Saturday, September 20, 2008

Why Has There Been a Cover Up About Obama's Community Organizing Days?


Cartoon Borrowed from Blogs for McCain

Much attention is rightly being paid to Governor Palin’s speech from Wednesday night. But there were compelling points made by other speakers at the Republican Convention. For example, Rudy Guiliani, former mayor of New York City, said the following regarding Obama’s resume:

On the other hand, you have a resume from a gifted man with an Ivy League education. He worked as a community organizer. What? He worked — I said — I said, OK, OK, maybe this is the first problem on the resume.

He worked as a community organizer. He immersed himself in Chicago machine politics.

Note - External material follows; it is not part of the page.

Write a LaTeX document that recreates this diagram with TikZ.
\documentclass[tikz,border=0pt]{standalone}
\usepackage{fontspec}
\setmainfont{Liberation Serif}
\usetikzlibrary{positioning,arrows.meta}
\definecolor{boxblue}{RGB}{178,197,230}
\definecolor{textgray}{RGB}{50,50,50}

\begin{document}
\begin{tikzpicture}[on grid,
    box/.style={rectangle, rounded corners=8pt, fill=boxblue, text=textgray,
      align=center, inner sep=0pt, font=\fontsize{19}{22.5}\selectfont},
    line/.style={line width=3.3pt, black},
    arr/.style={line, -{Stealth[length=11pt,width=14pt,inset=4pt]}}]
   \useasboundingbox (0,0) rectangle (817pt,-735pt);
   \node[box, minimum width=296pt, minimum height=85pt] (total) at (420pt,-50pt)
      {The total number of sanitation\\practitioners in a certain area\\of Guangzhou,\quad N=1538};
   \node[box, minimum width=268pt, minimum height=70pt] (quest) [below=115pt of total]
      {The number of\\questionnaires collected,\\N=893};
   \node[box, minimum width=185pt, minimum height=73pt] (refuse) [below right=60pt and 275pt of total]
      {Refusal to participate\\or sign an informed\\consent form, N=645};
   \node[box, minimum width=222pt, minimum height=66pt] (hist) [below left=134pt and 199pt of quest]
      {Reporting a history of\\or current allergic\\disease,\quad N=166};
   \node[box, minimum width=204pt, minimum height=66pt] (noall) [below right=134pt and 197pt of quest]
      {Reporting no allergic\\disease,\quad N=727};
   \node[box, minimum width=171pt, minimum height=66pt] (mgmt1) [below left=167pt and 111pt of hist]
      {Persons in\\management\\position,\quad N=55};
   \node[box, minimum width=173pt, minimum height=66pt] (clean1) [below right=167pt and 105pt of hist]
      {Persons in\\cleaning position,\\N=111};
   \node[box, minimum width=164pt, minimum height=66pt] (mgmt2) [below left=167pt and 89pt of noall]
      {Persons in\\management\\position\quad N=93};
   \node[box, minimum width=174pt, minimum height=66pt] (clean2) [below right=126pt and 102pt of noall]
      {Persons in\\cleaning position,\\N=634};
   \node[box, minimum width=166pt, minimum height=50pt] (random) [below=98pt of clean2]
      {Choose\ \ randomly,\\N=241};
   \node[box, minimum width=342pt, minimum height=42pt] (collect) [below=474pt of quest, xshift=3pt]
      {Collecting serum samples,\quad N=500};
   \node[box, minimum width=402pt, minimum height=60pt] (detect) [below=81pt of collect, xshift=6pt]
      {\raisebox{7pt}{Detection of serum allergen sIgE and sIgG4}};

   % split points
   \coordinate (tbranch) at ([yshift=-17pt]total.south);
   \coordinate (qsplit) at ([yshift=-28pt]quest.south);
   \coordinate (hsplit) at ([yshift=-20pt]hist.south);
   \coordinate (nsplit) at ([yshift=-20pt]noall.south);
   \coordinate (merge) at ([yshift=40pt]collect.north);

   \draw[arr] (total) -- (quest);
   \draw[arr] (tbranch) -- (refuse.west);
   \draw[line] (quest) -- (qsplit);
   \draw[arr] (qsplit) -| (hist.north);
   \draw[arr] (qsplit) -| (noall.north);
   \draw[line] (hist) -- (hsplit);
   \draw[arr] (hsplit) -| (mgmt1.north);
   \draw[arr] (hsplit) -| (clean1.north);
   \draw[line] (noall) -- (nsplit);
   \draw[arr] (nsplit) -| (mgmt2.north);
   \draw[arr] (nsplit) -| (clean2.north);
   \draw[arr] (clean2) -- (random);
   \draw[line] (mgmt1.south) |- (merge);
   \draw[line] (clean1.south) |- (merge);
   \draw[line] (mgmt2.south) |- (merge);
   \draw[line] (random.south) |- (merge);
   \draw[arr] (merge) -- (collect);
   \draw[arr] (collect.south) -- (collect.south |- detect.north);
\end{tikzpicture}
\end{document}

Notice how Rudy seamlessly links Obama’s work as a community organizer with the corrupt Chicago political machine. Now Rudy turns the knife on Obama’s celebrity status:

A few years later — a few years later, he ran for the U.S. Senate. He spent most of his time as a celebrity senator: no leadership, no legislation to really speak of.

His rise is remarkable in its own right. It’s the kind of thing that can happen only in America.

Obama’s rise has been remarkable, but it was not a miracle. His rise was facilitated by Chicago’s power brokers, people such as unrepentant terrorist Bill Ayers. And here is where Rudy omits an important bullet point on Obama’s incomplete resume:

But he’s never — he’s never run a city. He’s never run a state. He’s never run a business. He’s never run a military unit. He’s never had to lead people in crisis.

He is the least experienced candidate for president of the United States in at least the last 100 years.

Not a personal attack, a statement of fact. Barack Obama has never led anything, nothing, nada.

Nada, nothing.

Actually, Obama has led something: the Chicago Annenberg Challenge (CAC). If the Republicans do their job, CAC will be a household name. Obama did lead this organization, but his actions during his tenure remain murky, to say the least. But there was a time, back in Chicago, when Obama was not concealing his work with CAC. Stanley Kurtz writes:

When Obama made his first run for political office, articles in both the Chicago Defender and the Hyde Park Herald featured among his qualifications his position as chairman of the board of the Chicago Annenberg Challenge, a foundation where Ayers was a founder and guiding force. Obama assumed the Annenberg board chairmanship only months before his first run for office, and almost certainly received the job at the behest of Bill Ayers.

This was a heady position for the obscure Obama. Steve Diamond reports:

The first chairman of the CAC Board was Barack Obama, at that point, 33 years old and a third year associate at Davis, Miner, Barnhill & Galland, a small Chicago law firm.

Not only did Ayers likely place Obama at the top of CAC, but they worked together to fund Ayers’ special projects:

During Obama’s time as Annenberg board chairman, Ayers’s own education projects received substantial funding. Indeed, during its first year, the Chicago Annenberg Challenge struggled with significant concerns about possible conflicts of interest. With a writ to aid Chicago’s public schools, the Annenberg challenge played a deeply political role in Chicago’s education wars, and as Annenberg board chairman, Obama clearly aligned himself with Ayers’s radical views on education issues.

Rudy got it partly right. Obama’s rise has been remarkable, but his leadership of CAC and the millions of dollars dispersed (perhaps $160 million) — with the help and guidance of Bill Ayers — is only now being reviewed. Kurtz writes:

This much we know from the public record, but a large cache of documents housed in the Richard J. Daley Library at the University of Illinois at Chicago (UIC), is likely to flesh out the story.

Rudy Guiliani, the mayor who presided over the worst terrorist attack in American history, might be interested in knowing that Obama’s rise was facilitated by a man, Bill Ayers, who said of his own terrorist activities:

“I don’t regret setting bombs” and “I feel we didn’t do enough”, and, when asked if he would “do it all again” as saying “I don’t want to discount the possibility.”

There are burning questions regarding Obama, Ayers, and CAC: Where did all that money go? Who benefited? How much influence did Ayers exert on Obama in allocating funds? And why has there been a cover-up?